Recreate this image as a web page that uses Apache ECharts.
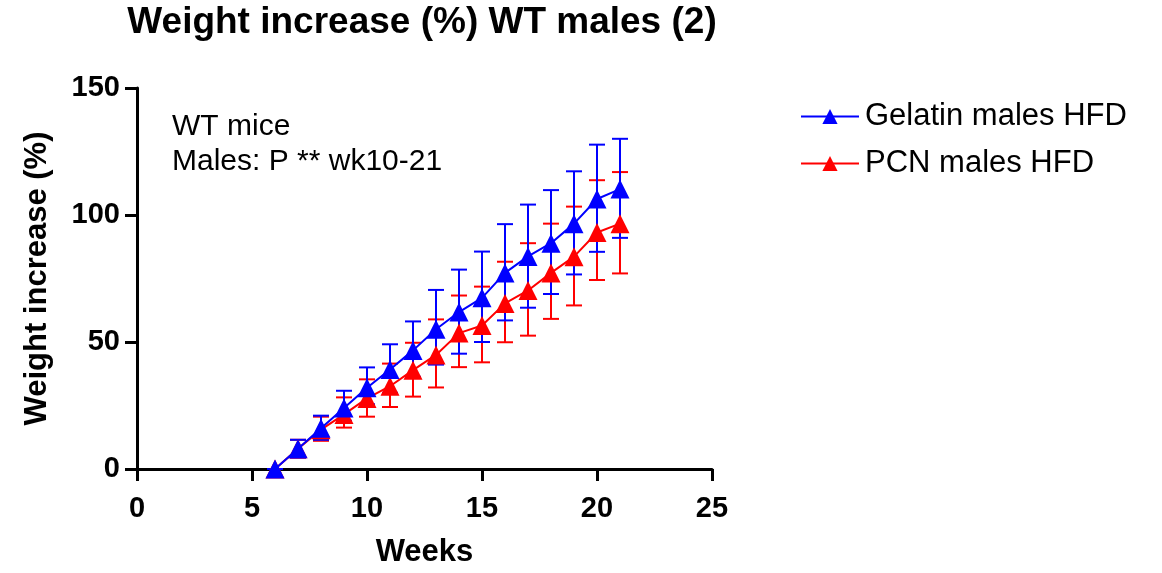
<!DOCTYPE html>
<html><head><meta charset="utf-8">
<script src="https://cdn.jsdelivr.net/npm/echarts@6/dist/echarts.min.js"></script>
<style>html,body{margin:0;padding:0;background:#fff}#c{width:1162px;height:573px}</style>
</head><body><div id="c"></div>
<script>
const weeks = [6,7,8,9,10,11,12,13,14,15,16,17,18,19,20,21];
const gelatinMean = [0,8,16,24,32,39.2,46.7,55,61.8,67.4,77.2,83.7,88.9,96.6,106.3,110.2];
const gelatinLow  = [0,4.5,11.5,19,25.5,30,36.3,41.1,45.4,50,58.5,63.5,68.9,76.6,85.5,91];
const gelatinHigh = [0,11.5,21,30.8,40,49.1,58.1,70.5,78.5,85.6,96.4,104.1,109.8,117.2,127.7,130];
const pcnMean = [0,8,15.5,21.5,27.8,32.6,38.9,44.9,53.5,56.5,65.2,70.3,77.2,83.6,93.1,96.6];
const pcnLow  = [0,4.5,11.1,16.3,20.6,24.4,28.5,32.1,40.1,42,49.9,52.5,59.1,64.4,74.4,77];
const pcnHigh = [0,11.5,20.6,28.2,35.3,41.5,49.7,58.9,68.3,71.8,81.6,88.9,96.6,103.3,113.7,116.9];
const xTicks = [0,5,10,15,20,25];
const yTicks = [0,50,100,150];

const FONT = 'Liberation Sans, Arial, sans-serif';
function errSeries(name, low, high, color, z) {
  return {
    type: 'custom', name: name, z: z, silent: true,
    data: weeks.map((w, i) => [w, low[i], high[i]]),
    renderItem: function (params, api) {
      const x = api.value(0);
      const lo = api.coord([x, api.value(1)]);
      const hi = api.coord([x, api.value(2)]);
      const hw = 8;
      const st = { stroke: color, lineWidth: 2 };
      return { type: 'group', children: [
        { type: 'line', shape: { x1: lo[0], y1: lo[1], x2: hi[0], y2: hi[1] }, style: st },
        { type: 'line', shape: { x1: hi[0]-hw, y1: hi[1], x2: hi[0]+hw, y2: hi[1] }, style: st },
        { type: 'line', shape: { x1: lo[0]-hw, y1: lo[1], x2: lo[0]+hw, y2: lo[1] }, style: st }
      ]};
    }
  };
}
function lineSeries(name, mean, color, z) {
  return {
    type: 'line', name: name, z: z,
    data: weeks.map((w, i) => [w, mean[i]]),
    symbol: 'triangle', symbolSize: 19,
    itemStyle: { color: color },
    lineStyle: { color: color, width: 2 },
    emphasis: { disabled: true }
  };
}
const chart = echarts.init(document.getElementById('c'));
chart.setOption({
  animation: false,
  backgroundColor: '#fff',
  title: {
    text: 'Weight increase (%) WT males (2)',
    left: 422, top: 4, textAlign: 'center', padding: 0,
    textStyle: { fontFamily: FONT, fontSize: 37, fontWeight: 'bold', color: '#000' }
  },
  legend: {
    data: ['Gelatin males HFD', 'PCN males HFD'],
    orient: 'vertical', left: 800, top: 101, itemGap: 16, padding: 0,
    itemWidth: 58, itemHeight: 19,
    textStyle: { fontFamily: FONT, fontSize: 31, color: '#000', padding: [0,0,0,1] }
  },
  grid: { left: 137, right: 450, top: 88, bottom: 102, containLabel: false },
  xAxis: {
    type: 'value', min: 0, max: 25, interval: 5,
    name: 'Weeks', nameLocation: 'middle', nameGap: 68,
    nameTextStyle: { fontFamily: FONT, fontSize: 31, fontWeight: 'bold', color: '#000' },
    axisLine: { onZero: false, lineStyle: { color: '#000', width: 3 } },
    axisTick: { show: true, length: 12, lineStyle: { color: '#000', width: 3 } },
    axisLabel: { fontFamily: FONT, fontSize: 29, fontWeight: 'bold', color: '#000', margin: 25,
      formatter: v => xTicks.includes(v) ? String(v) : '' },
    splitLine: { show: false }
  },
  yAxis: {
    type: 'value', min: 0, max: 150, interval: 50,
    name: 'Weight increase (%)', nameLocation: 'middle', nameGap: 84, nameRotate: 90,
    nameTextStyle: { fontFamily: FONT, fontSize: 31, fontWeight: 'bold', color: '#000' },
    axisLine: { show: true, onZero: false, lineStyle: { color: '#000', width: 3 } },
    axisTick: { show: true, length: 12, lineStyle: { color: '#000', width: 3 } },
    axisLabel: { fontFamily: FONT, fontSize: 29, fontWeight: 'bold', color: '#000', margin: 17,
      formatter: v => yTicks.includes(v) ? String(v) : '' },
    splitLine: { show: false }
  },
  graphic: [
    { type: 'text', left: 172, top: 109, style: { text: 'WT mice\nMales: P ** wk10-21',
      font: '30px ' + FONT, fill: '#000', lineHeight: 35 } }
  ],
  series: [
    errSeries('PCN err', pcnLow, pcnHigh, '#ff0000', 2),
    errSeries('Gelatin err', gelatinLow, gelatinHigh, '#0000ff', 3),
    lineSeries('PCN males HFD', pcnMean, '#ff0000', 4),
    lineSeries('Gelatin males HFD', gelatinMean, '#0000ff', 5)
  ]
});
</script></body></html>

..........

** WORK INSTRUCTIONS **
Repeat, word for word and with no pictures, only the lines running from the beginning of the data to the line that contains "const yTicks = [0,50,100,150];".

** RESPONSE **
Recreate this image as a web page that uses Apache ECharts.
<!DOCTYPE html>
<html><head><meta charset="utf-8">
<script src="https://cdn.jsdelivr.net/npm/echarts@6/dist/echarts.min.js"></script>
<style>html,body{margin:0;padding:0;background:#fff}#c{width:1162px;height:573px}</style>
</head><body><div id="c"></div>
<script>
const weeks = [6,7,8,9,10,11,12,13,14,15,16,17,18,19,20,21];
const gelatinMean = [0,8,16,24,32,39.2,46.7,55,61.8,67.4,77.2,83.7,88.9,96.6,106.3,110.2];
const gelatinLow  = [0,4.5,11.5,19,25.5,30,36.3,41.1,45.4,50,58.5,63.5,68.9,76.6,85.5,91];
const gelatinHigh = [0,11.5,21,30.8,40,49.1,58.1,70.5,78.5,85.6,96.4,104.1,109.8,117.2,127.7,130];
const pcnMean = [0,8,15.5,21.5,27.8,32.6,38.9,44.9,53.5,56.5,65.2,70.3,77.2,83.6,93.1,96.6];
const pcnLow  = [0,4.5,11.1,16.3,20.6,24.4,28.5,32.1,40.1,42,49.9,52.5,59.1,64.4,74.4,77];
const pcnHigh = [0,11.5,20.6,28.2,35.3,41.5,49.7,58.9,68.3,71.8,81.6,88.9,96.6,103.3,113.7,116.9];
const xTicks = [0,5,10,15,20,25];
const yTicks = [0,50,100,150];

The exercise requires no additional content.